Однако в целом очевидно, что в XII в. в Монголии произошел регресс по сравнению с IX в. В эпоху владычества монголов на Орхоне тюркские племена, особенно уйгуры, начали создавать сельскохозяйственные центры; начиная с кыргызского владычества, с 840 г., этот прогресс остановился, страна вернулась к степному образу жизни.
Захват страны кыргызами в 840 г. привел к угасанию сирийско-согдийской культуры, носителями которой были манисейцы. После изгнания кыргызов в 920 г. страна погрузилась в хаос, хотя присутствие уйгуров препятствовало полной деградации. Уйгуры жили южнее, в Бешталигхе (Гучэн) и Турфане. Оттуда шла несторианская вера, хотя в Монголии она деградировала до шаманства и соперничала с ним в завоевании авторитета у племенных вождей.
Надписи уйгуров на Орхоне свидетельствуют об уровне цивилизации, которого мы не видим в истории Чингисхана. Многие слова, перешедшие из тюркского в монгольский язык, указывают на культурное превосходство тюрков над монголами. То же самое, по мнению Бартольда и Поппа, можно сказать и о языках тюрков и монголов. Сегодняшний монгольский язык любого региона кажется архаичным по сравнению с самыми древними тюркскими языками. Письменный монгольский остался, в смысле фонетики, почти на том же уровне, на каком находился примитивный алтайский, т. е. тюрко-монгольский язык.
Что же касается имени «монгол», то оно избежало забвения благодаря причуде истории – случайной принадлежности будущего императора Чингисхана к одному из монгольских родов. С его приходом к власти все племена Монголии объединились под его предводительством, и была создана новая «нация», известная как монголы, по сути являющая собой тюрко-монголов.

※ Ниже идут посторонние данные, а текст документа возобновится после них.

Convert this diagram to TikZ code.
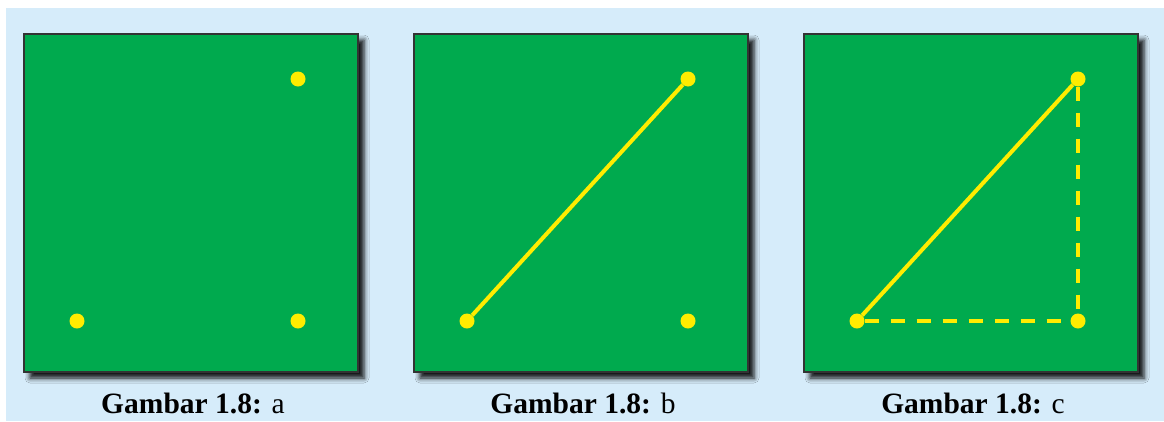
\documentclass[tikz,border=0pt]{standalone}
\usepackage{fontspec}
\setmainfont{Liberation Serif}
\usetikzlibrary{shadows.blur}
\definecolor{bgblue}{RGB}{214,236,250}
\definecolor{boardgreen}{RGB}{0,170,78}
\definecolor{dotyellow}{RGB}{255,236,0}

\begin{document}
\begin{tikzpicture}[x=1pt,y=-1pt,
  board/.style={draw=black!80,line width=2pt,fill=boardgreen,
    blur shadow={shadow xshift=6pt,shadow yshift=-6pt,shadow blur radius=5pt,shadow opacity=95}},
  pt/.style={circle,fill=dotyellow,minimum size=15pt,inner sep=0pt},
  seg/.style={dotyellow,line width=4pt},
  gap/.style={seg,dash pattern=on 14pt off 12pt},
  caption/.style={font=\fontsize{29.5}{34}\selectfont}]
\useasboundingbox (0,0) rectangle (1164,421);
\fill[bgblue] (6,8) rectangle (1164,421);
\foreach \i/\x in {a/24,b/414,c/804}{
  \draw[board] (\x,34) rectangle ++(334,338);
  \node[pt] (bl\i) at (\x+53,321) {};
  \node[pt] (br\i) at (\x+274,321) {};
  \node[pt] (tr\i) at (\x+274,79) {};
  \node[caption] (cap\i) at (\x+169,403) {\textbf{Gambar 1.8:} \i};}
% garis lurus
\draw[seg] (blb) -- (trb);
\draw[seg] (blc) -- (trc);
% garis putus-putus
\draw[gap] (blc) -- (brc);
\draw[gap] (trc) -- (brc);
\end{tikzpicture}
\end{document}
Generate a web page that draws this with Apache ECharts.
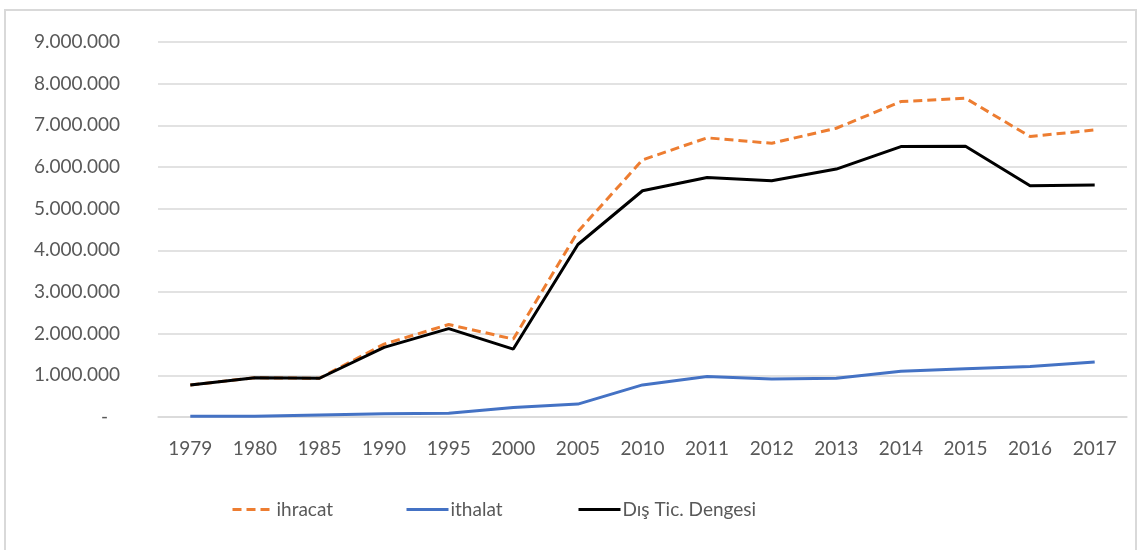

Стоит напомнить в этой связи, что в ходе степных войн побежденные присоединялись к победителям и, как гласит один старинный текст, «отдавали им свою энергии и силу». Наряду с разными кланами, которые составляли ядро чингисханских войск, под его властью были большие тюркоязычные племена – найманы, кераиты, онгуты, карлуки, кыргызы, уйгуры, татары. Другими словами, как отмечает Ж.-П. Ру, «на одного монгола приходилось семеро тюрков!»